RULES limiting the number of cats local residents can own – and making micro-chipping and registration mandatory – may soon be enforced under Gawler Council’s plans to introduce a cat by-law.
Gawler councillors voted to prepare a draft cat by-law at last week’s Infrastructure & Environmental Services committee meeting.
Under the proposed changes, which were previously suggested in council’s Animal Management Plan 2014-2017, the number of felines in any household could be limited to two, while registration and micro-chipping may be compulsory for cats aged over three months.
Cat by-law fees means it could cost cat owners $80 to microchip, or $30 to micro-chip and desex, their felines.
In a report titled ‘Cat By-law’, environment and regulatory services team leader Jack Darzanos said the new policy would help manage cats in the area, and minimise their impact on the local wildlife.
“If the introduction of a cat by-law is given consideration, following a consultation period, the aim of the by-law should be to limit the number of cats that can be kept on premises, and to provide for the control and management of cats within the council area,” Mr Darzanos said.

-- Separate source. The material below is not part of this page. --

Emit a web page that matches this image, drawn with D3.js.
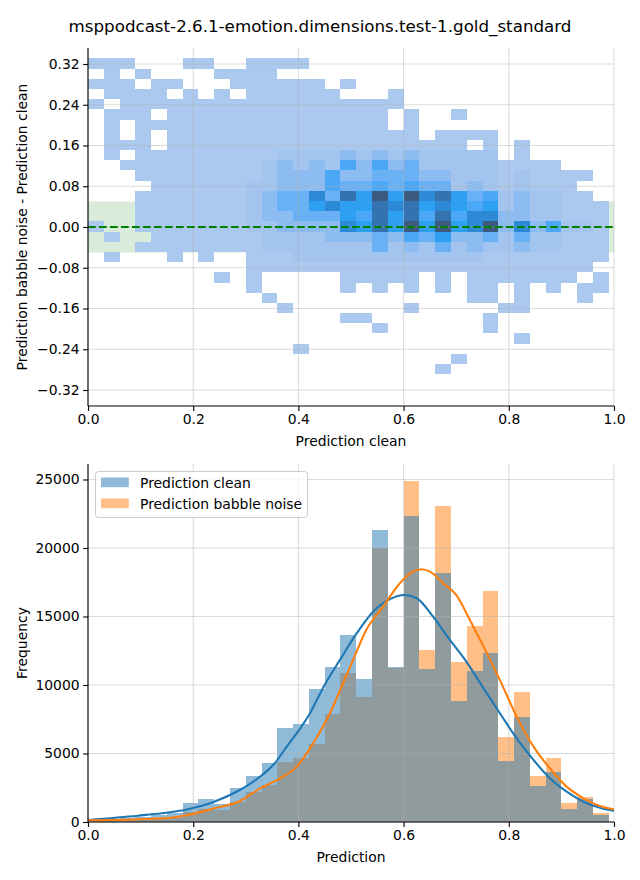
<!DOCTYPE html>
<html>
<head>
<meta charset="utf-8">
<script src="https://cdn.jsdelivr.net/npm/d3@7"></script>
<style>
  body { margin: 0; background: #fff; }
  svg { font-family: "DejaVu Sans", sans-serif; }
</style>
</head>
<body>
<div id="chart"></div>
<script>
const TITLE = "msppodcast-2.6.1-emotion.dimensions.test-1.gold_standard";

// ---- top panel: 2D histogram of (clean, noise - clean) ----
// x bins of 0.03 from 0, y bins of 0.02 from 0.331 downwards; one string per row,
// one char per x bin: "." = empty, 1..9 = shade level
const e = (n) => ".".repeat(n);   // run of empty bins
const o = (n) => "1".repeat(n);   // run of faint bins
const HEAT_X_START = 0;
const HEAT_X_STEP = 0.03;
const HEAT_Y_TOP = 0.331;
const HEAT_Y_STEP = 0.02;
const HEAT_ROWS = [
  "111...11..1111" + e(19),
  ".1.1....1111" + e(21),
  "111.11...111111.1" + e(16),
  ".1111.1.1.111111...1" + e(13),
  "1." + o(18) + e(13),
  ".111." + o(14) + ".1..1" + e(9),
  ".1.11" + o(14) + ".1" + e(12),
  ".1.1." + o(16) + ".1111" + e(7),
  ".111." + o(19) + ".1.1" + e(5),
  ".1." + o(9) + "222232323" + "22222" + ".1" + e(5),
  ".." + o(9) + "2323253534" + "22222" + "1111" + e(3),
  "..." + o(8) + "2333533444" + "33222" + "121111" + e(1),
  "...." + o(6) + "22333544545" + "44232" + "12111" + e(2),
  "..." + o(7) + "23447486969" + "78645" + "232211" + e(1),
  "..." + o(7) + "23446766878" + "67656" + "2322111",
  "..." + o(7) + "23344465868" + "58577" + "3322111",
  "1.." + o(7) + "22333376869" + "69679" + "3735221",
  ".1.." + o(6) + "12222333435" + "46334" + "2422111",
  "..." + o(7) + "12222222423" + "24232" + "2322111",
  ".1...1.1.." + "111" + "222222222222" + o(8),
  e(10) + o(22) + e(1),
  "........1.1....." + o(5) + ".1." + o(7) + ".1",
  "..........1....." + "1.1.1.1.11.1.1.11",
  e(11) + "1" + e(12) + "11.1...1.",
  e(12) + "1" + e(7) + "1" + e(5) + "11" + e(5),
  e(16) + "11" + e(7) + "1" + e(7),
  e(18) + "1" + e(6) + "1" + e(7),
  e(27) + "1" + e(5),
  e(13) + "1" + e(19),
  e(23) + "1" + e(9),
  e(22) + "1" + e(10)
];
const HEAT_LEVEL_COLORS = ["#abc9ef", "#a2c4ef", "#8cbcf1", "#6ab0f4", "#4aa8f6",
                           "#2f9ff2", "#2b89d6", "#3472b0", "#3b5a7e"];
const TOP_X_TICKS = [0, 0.2, 0.4, 0.6, 0.8, 1.0];
const TOP_Y_TICKS = [-0.32, -0.24, -0.16, -0.08, 0, 0.08, 0.16, 0.24, 0.32];
const BAND = [-0.05, 0.05];

// ---- bottom panel: histograms + kde ----
const HIST_STEP = 0.03;
const CLEAN_COUNTS = [150, 200, 270, 365, 490, 635, 1410, 1680, 1290, 2480, 3360,
  4300, 6860, 7150, 9710, 11290, 13650, 10440, 21320, 11300, 22340, 11170, 18180,
  8830, 11050, 12340, 4450, 7670, 2630, 3650, 950, 1680, 510];
const NOISE_COUNTS = [90, 120, 150, 220, 270, 315, 750, 925, 875, 1480, 2190,
  2720, 4380, 4690, 5690, 7880, 10900, 9150, 20020, 11250, 24890, 12560, 23070,
  11680, 14330, 16860, 6180, 9490, 3360, 4670, 1390, 1830, 660];
const CLEAN_KDE_X = [0, 0.095, 0.14, 0.19, 0.24, 0.285, 0.323, 0.355, 0.38, 0.397,
  0.422, 0.448, 0.479, 0.511, 0.542, 0.574, 0.601, 0.625, 0.656, 0.688, 0.717,
  0.752, 0.783, 0.815, 0.847, 0.878, 0.91, 0.942, 0.973, 1.0];
const CLEAN_KDE_Y = [150, 460, 635, 930, 1480, 2260, 3190, 4290, 5620, 6480,
  7940, 9880, 11830, 13780, 15350, 16270, 16570, 16330, 14990, 13290, 11830,
  9760, 7940, 6110, 4530, 3190, 2210, 1480, 1040, 830];
const NOISE_KDE_X = [0, 0.095, 0.152, 0.19, 0.24, 0.287, 0.327, 0.365, 0.397,
  0.428, 0.46, 0.485, 0.504, 0.529, 0.561, 0.593, 0.618, 0.634, 0.65, 0.675, 0.7,
  0.726, 0.752, 0.783, 0.815, 0.847, 0.878, 0.91, 0.942, 0.973, 1.0];
const NOISE_KDE_Y = [120, 200, 290, 510, 1000, 1500, 2450, 3190, 4040, 5750,
  7940, 10130, 11830, 14020, 15720, 17430, 18270, 18450, 18270, 17430, 16570,
  14750, 12800, 10370, 7690, 5500, 3920, 2580, 1730, 1170, 930];
const BOTTOM_X_TICKS = [0, 0.2, 0.4, 0.6, 0.8, 1.0];
const BOTTOM_Y_TICKS = [0, 5000, 10000, 15000, 20000, 25000];
const SERIES = [
  { label: "Prediction clean", color: "#1f77b4" },
  { label: "Prediction babble noise", color: "#ff7f0e" },
];

const W = 640, H = 880;
const FS = 13.9;
const svg = d3.select("#chart").append("svg").attr("width", W).attr("height", H);

svg.append("text")
  .attr("x", 320).attr("y", 32)
  .attr("text-anchor", "middle")
  .attr("font-size", 16.7)
  .text(TITLE);

const minus = (s) => s.replace("-", "\u2212");

function drawGrid(g, x, y, xTicks, yTicks, x0, x1, y0, y1) {
  const grid = g.append("g").attr("stroke", "#b0b0b0").attr("stroke-opacity", 0.45)
    .attr("stroke-width", 1.1);
  grid.selectAll("line.v").data(xTicks).enter().append("line")
    .attr("x1", d => x(d)).attr("x2", d => x(d)).attr("y1", y0).attr("y2", y1);
  grid.selectAll("line.h").data(yTicks).enter().append("line")
    .attr("x1", x0).attr("x2", x1).attr("y1", d => y(d)).attr("y2", d => y(d));
}

function drawAxes(g, x, y, xTicks, yTicks, xFmt, yFmt, y0, x0) {
  const ax = g.append("g").attr("transform", `translate(0,${y0})`)
    .call(d3.axisBottom(x).tickValues(xTicks).tickFormat(xFmt).tickSize(4.9).tickPadding(3.5));
  const ay = g.append("g").attr("transform", `translate(${x0},0)`)
    .call(d3.axisLeft(y).tickValues(yTicks).tickFormat(yFmt).tickSize(4.9).tickPadding(3.5));
  [ax, ay].forEach(a => {
    a.select(".domain").attr("stroke", "#000").attr("stroke-width", 1.1);
    a.selectAll(".tick line").attr("stroke", "#000").attr("stroke-width", 1.1);
    a.selectAll(".tick text").attr("font-size", FS).attr("fill", "#000")
      .attr("font-family", "DejaVu Sans");
  });
  ax.select(".domain").attr("d", `M${x.range()[0]},0H${x.range()[1]}`);
  ay.select(".domain").attr("d", `M0,${y.range()[0]}V${y.range()[1]}`);
}

// ================= TOP =================
const tL = 88, tR = 614, tT = 48, tB = 406;
const xT = d3.scaleLinear().domain([0, 1]).range([tL, tR]);
const yT = d3.scaleLinear().domain([-0.3514, 0.3514]).range([tB, tT]);
const heatColor = d3.scaleOrdinal().domain(d3.range(1, 10)).range(HEAT_LEVEL_COLORS);

const topG = svg.append("g");
topG.append("rect")
  .attr("x", tL).attr("width", tR - tL)
  .attr("y", yT(BAND[1])).attr("height", yT(BAND[0]) - yT(BAND[1]))
  .attr("fill", "#008000").attr("fill-opacity", 0.15);

const cells = [];
HEAT_ROWS.forEach((row, r) => {
  row.split("").forEach((ch, c) => {
    if (ch !== ".") cells.push({ r, c, level: +ch });
  });
});
topG.append("g").attr("shape-rendering", "crispEdges")
  .selectAll("rect").data(cells).enter().append("rect")
  .attr("x", d => xT(HEAT_X_START + d.c * HEAT_X_STEP))
  .attr("width", xT(HEAT_X_STEP) - xT(0))
  .attr("y", d => yT(HEAT_Y_TOP - d.r * HEAT_Y_STEP))
  .attr("height", yT(0) - yT(HEAT_Y_STEP))
  .attr("fill", d => heatColor(d.level));

drawGrid(topG, xT, yT, TOP_X_TICKS, TOP_Y_TICKS, tL, tR, tB, tT);

topG.append("line")
  .attr("x1", tL).attr("x2", tR).attr("y1", yT(0)).attr("y2", yT(0))
  .attr("stroke", "#008000").attr("stroke-width", 2.1)
  .attr("stroke-dasharray", "7.7,3.3");

drawAxes(topG, xT, yT, TOP_X_TICKS, TOP_Y_TICKS, d3.format(".1f"),
  d => minus(d3.format(".2f")(d)), tB, tL);

topG.append("text").attr("x", (tL + tR) / 2).attr("y", 446)
  .attr("text-anchor", "middle").attr("font-size", FS).text("Prediction clean");
topG.append("text")
  .attr("transform", `translate(22,${(tT + tB) / 2}) rotate(-90)`)
  .attr("text-anchor", "middle").attr("dominant-baseline", "central")
  .attr("font-size", FS).text("Prediction babble noise - Prediction clean");

// ================= BOTTOM =================
const bL = 88, bR = 614, bT = 464, bB = 822;
const xB = d3.scaleLinear().domain([0, 1]).range([bL, bR]);
const yB = d3.scaleLinear().domain([0, 26130]).range([bB, bT]);
const bottomG = svg.append("g");

const binsOf = (counts) => counts.map((v, i) => ({ x0: i * HIST_STEP, v }));
[[NOISE_COUNTS, SERIES[1].color], [CLEAN_COUNTS, SERIES[0].color]].forEach(([counts, col]) => {
  bottomG.append("g").attr("shape-rendering", "crispEdges")
    .selectAll("rect").data(binsOf(counts)).enter().append("rect")
    .attr("x", d => xB(d.x0))
    .attr("width", xB(HIST_STEP) - xB(0))
    .attr("y", d => yB(d.v))
    .attr("height", d => yB(0) - yB(d.v))
    .attr("fill", col).attr("fill-opacity", 0.5);
});

drawGrid(bottomG, xB, yB, BOTTOM_X_TICKS, BOTTOM_Y_TICKS, bL, bR, bB, bT);

const line = d3.line().x(d => xB(d[0])).y(d => yB(d[1])).curve(d3.curveMonotoneX);
[[CLEAN_KDE_X, CLEAN_KDE_Y, SERIES[0].color], [NOISE_KDE_X, NOISE_KDE_Y, SERIES[1].color]]
  .forEach(([xs, ys, col]) => {
    bottomG.append("path").datum(xs.map((x, i) => [x, ys[i]]))
      .attr("d", line).attr("fill", "none")
      .attr("stroke", col).attr("stroke-width", 2.1);
  });

drawAxes(bottomG, xB, yB, BOTTOM_X_TICKS, BOTTOM_Y_TICKS, d3.format(".1f"), d3.format("d"), bB, bL);

bottomG.append("text").attr("x", (bL + bR) / 2).attr("y", 862)
  .attr("text-anchor", "middle").attr("font-size", FS).text("Prediction");
bottomG.append("text")
  .attr("transform", `translate(22,${(bT + bB) / 2}) rotate(-90)`)
  .attr("text-anchor", "middle").attr("dominant-baseline", "central")
  .attr("font-size", FS).text("Frequency");

// legend
const legend = bottomG.append("g").attr("transform", "translate(95.5,471.5)");
legend.append("rect").attr("width", 212).attr("height", 46).attr("rx", 3)
  .attr("fill", "#fff").attr("fill-opacity", 0.8).attr("stroke", "#cccccc");
SERIES.forEach((s, i) => {
  const row = legend.append("g").attr("transform", `translate(0,${i * 21})`);
  row.append("rect").attr("x", 5.5).attr("y", 6).attr("width", 27.8).attr("height", 9.7)
    .attr("fill", s.color).attr("fill-opacity", 0.5);
  row.append("text").attr("x", 44.5).attr("y", 16.3)
    .attr("font-size", FS).text(s.label);
});
</script>
</body>
</html>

“There is an increasing awareness of the roles of cats in society, and the benefits and pitfalls they provide, particularly in relation to the environment.
“As pets, cats are wonderful companion animals, however they are also very efficient predators of our native wildlife.”
Gawler East resident Cindy Jewis, who owns four Burmese cats, supported responsible ownership, including vaccinations, microchipping and a curfew, but was opposed to putting restrictions on the number of cats one can own.
“I’d be devastated if someone said to me I could only have two cats, because they are my family; cats have always been part of my life,” she said.
“I can understand if they crack down on those people who have more than four, but two is a little bit harsh.
“I believe a cat curfew is absolutely necessary because at night is when the damage is done, as they are nocturnal beasts.
“Cat registration seems like the another money-grab from council; it’s another cost which I can’t afford, because my veterinary bills are already expensive enough.”
Mr Darzanos said council is committed to encouraging responsible cat ownership, and working with owners and their neighbours to amicably resolve issues that may arise.
“Provisions covering registration, micro-chipping and limiting the number of cats – subject to conditions, registration fees, penalties and compliance requirements of a notice issued – would be a component of the by-law,” he said.